What is “stracticle mobility?”
Stracticle Mobility is a mobility program that strikes the right balance between tactical execution and strategic alignment. Tactical know-how ensures moves are executed efficiently and compliantly. Strategic alignment ensures those moves serve broader business goals—like talent development, retention, and leadership pipelines.
Are You Aligning Mobility with Talent—or Just Moving People?
Did you know that 70–80% of global mobility programs fail to align with their company’s talent strategy? That stat stopped me in my tracks when I read Michael Ray’s thought-provoking piece on this very topic. As someone passionate about optimizing talent mobility, I found his perspective refreshingly candid and highly actionable.
Here’s a condensed take on his five most common—and costly—mobility missteps, and why fixing them matters if you want mobility to serve your talent strategy.
1. Benefits ≠ Strategy
Too often, companies fixate on the bells and whistles—shipment sizes, housing, training—without asking: Why is this assignment or relocation happening in the first place?
Ray describes one case where long, benefit-rich assignments were solving short-term business needs—creating disruption and racking up costs. Switching to short-term assignments saved money, minimized employee disruption, and improved retention. These assignments also focused on training locally so assignment activity could be reduced.
Takeaway: Start with strategy. Define assignment purpose, duration, and goals before discussing perks.
2. Obsessing Over “Yes”
Getting employees to say yes to relocation is just the beginning. What happens after matters more.
Ray warns against overly generous packages that create “stickiness”—employees don’t want to leave a plush assignment, and repatriation becomes a roadblock to internal mobility. Even completion bonuses can backfire by incentivizing entitlement, not performance.

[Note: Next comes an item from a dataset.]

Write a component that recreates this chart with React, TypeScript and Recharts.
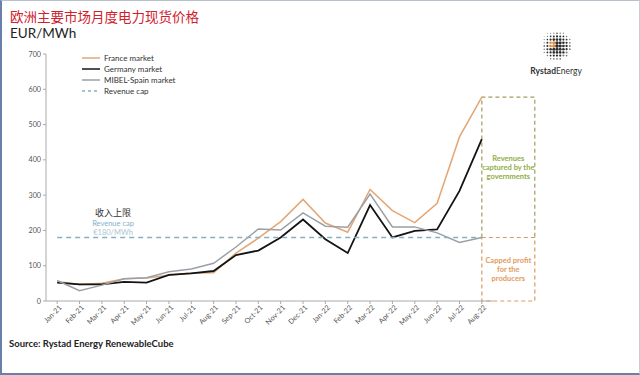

Takeaway: Benefits should support a full journey—including re-entry. Plan for post-assignment transitions from the start.
3. Blind Benchmarking
Benchmarking can guide you, but it's not a blueprint. Organizations with different cultures, demographics, and talent goals need tailored solutions.
Ray highlights a company that copied a peer’s expat package, only to find it misaligned with its adventurous, cost-conscious workforce. A leaner “local plus” approach worked far better.

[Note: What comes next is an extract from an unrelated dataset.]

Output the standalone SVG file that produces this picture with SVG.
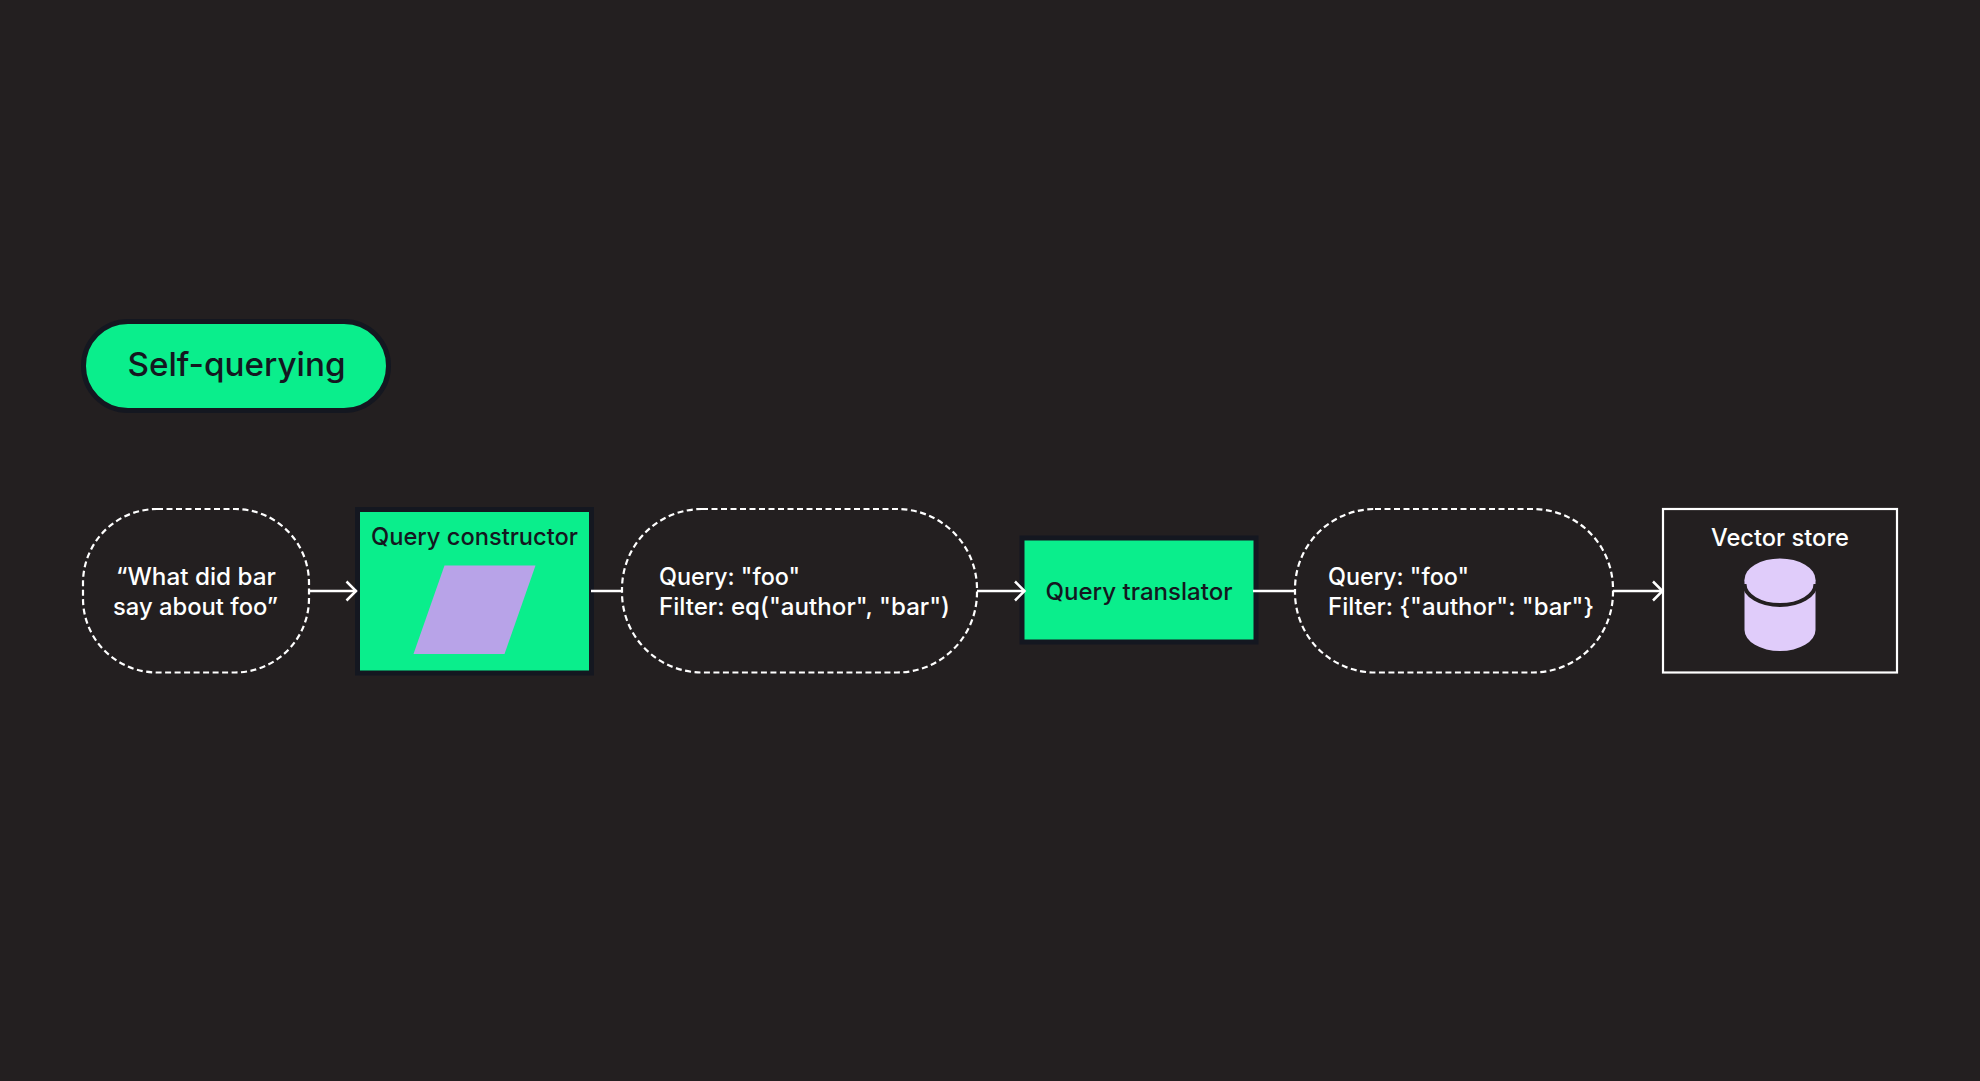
<svg xmlns="http://www.w3.org/2000/svg" width="1980" height="1081" viewBox="0 0 1980 1081">
<style>
text{font-family:"Inter","Roboto","Liberation Sans",sans-serif;font-size:24px;font-weight:450;fill:#fff}
.g{fill:#0aee8c;stroke:#141720;stroke-width:5}
.dash{fill:none;stroke:#fff;stroke-width:2.2;stroke-dasharray:6 3.5}
.c{fill:none;stroke:#fff;stroke-width:2.5}
.k{fill:#141720}
</style>
<defs><marker id="arr" markerUnits="userSpaceOnUse" markerWidth="16" markerHeight="24" refX="13" refY="12" orient="auto"><path d="M3 2.500 L12.500 12 L3 21.500" fill="none" stroke="#fff" stroke-width="2.500"/></marker></defs>
<rect width="1980" height="1081" fill="#231f20"/>
<g id="title"><rect class="g" x="83.5" y="321.5" width="305" height="89" rx="44.5"/><text class="k" x="236.500" y="376" text-anchor="middle" style="font-size:33px;font-weight:500" textLength="218" lengthAdjust="spacingAndGlyphs">Self-querying</text></g>
<g id="question"><rect class="dash" x="83" y="509" width="226" height="163.500" rx="74"/><text x="196" y="585" text-anchor="middle" textLength="160" lengthAdjust="spacingAndGlyphs">“What did bar</text><text x="195.500" y="615" text-anchor="middle" textLength="165" lengthAdjust="spacingAndGlyphs">say about foo”</text></g>
<g id="constructor"><rect class="g" x="357.500" y="509.500" width="234" height="163.500"/><text class="k" x="474.500" y="545" text-anchor="middle" textLength="207" lengthAdjust="spacingAndGlyphs">Query constructor</text><polygon points="444.500,565.500 535.500,565.500 504.500,654 413.500,654" fill="#b8a3e8"/></g>
<g id="structured"><rect class="dash" x="622" y="509" width="355" height="163.500" rx="80"/><text x="659" y="585" textLength="141" lengthAdjust="spacingAndGlyphs">Query: "foo"</text><text x="659" y="615" textLength="291" lengthAdjust="spacingAndGlyphs">Filter: eq("author", "bar")</text></g>
<g id="translator"><rect class="g" x="1022" y="538" width="234" height="104"/><text class="k" x="1139" y="600" text-anchor="middle" textLength="187" lengthAdjust="spacingAndGlyphs">Query translator</text></g>
<g id="translated"><rect class="dash" x="1295" y="509" width="318" height="163.500" rx="80"/><text x="1328" y="585" textLength="141" lengthAdjust="spacingAndGlyphs">Query: "foo"</text><text x="1328" y="615" textLength="266" lengthAdjust="spacingAndGlyphs">Filter: {"author": "bar"}</text></g>
<g id="store"><rect x="1663" y="509" width="234" height="163.500" fill="none" stroke="#fff" stroke-width="2.200"/><text x="1780" y="546" text-anchor="middle" textLength="138" lengthAdjust="spacingAndGlyphs">Vector store</text>
<path d="M1744.500 580V630A35.500 21 0 0 0 1815.500 630V580Z" fill="#e0ccfa"/><ellipse cx="1780" cy="579.500" rx="35.500" ry="21" fill="#e0ccfa"/><path d="M1744.500 584A35.500 21 0 0 0 1815.500 584" fill="none" stroke="#231f20" stroke-width="4"/></g>
<g id="connectors">
<path class="c" d="M309 591H356.500" marker-end="url(#arr)"/>
<path class="c" d="M591 591H622"/>
<path class="c" d="M977 591H1025" marker-end="url(#arr)"/>
<path class="c" d="M1253 591H1295"/>
<path class="c" d="M1613 591H1663" marker-end="url(#arr)"/>
</g>
</svg>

Takeaway: Know your people. Know your strategy. Benchmark last, not first.
4. Missing the Talent Connection
If you can’t explain how your mobility program supports your talent objectives, neither can your employees.
Ray shares how one company turned around poor adoption by explicitly tying mobility to a cultural cohesion effort. The shift boosted buy-in and results.
Takeaway: Communication is key. Don’t just change policies—connect the dots to bigger talent and business goals.
5. Tracking What’s Easy, Not What Matters
Mobility metrics are full of KPIs—satisfaction scores, cost compliance, exception tracking. But how many show strategic success? Do they show impact?
Ray suggests tougher questions: Are relocated employees still with you after two years? Are they growing in the org? Are you hitting business targets? That’s the real ROI.
Takeaway: Recalibrate your data. Measure what matters to your talent pipeline and business performance, not just logistics.
Final Thought: Beyond Perks, Toward Purpose
Mobility done well is about more than movement—it’s about momentum. It fuels succession, builds leaders, and drives value when rooted in purpose.
Ray’s article is a must-read for anyone who wants mobility to be more than functional. It’s a reminder: mobility should be a lever for talent, not just a logistics exercise.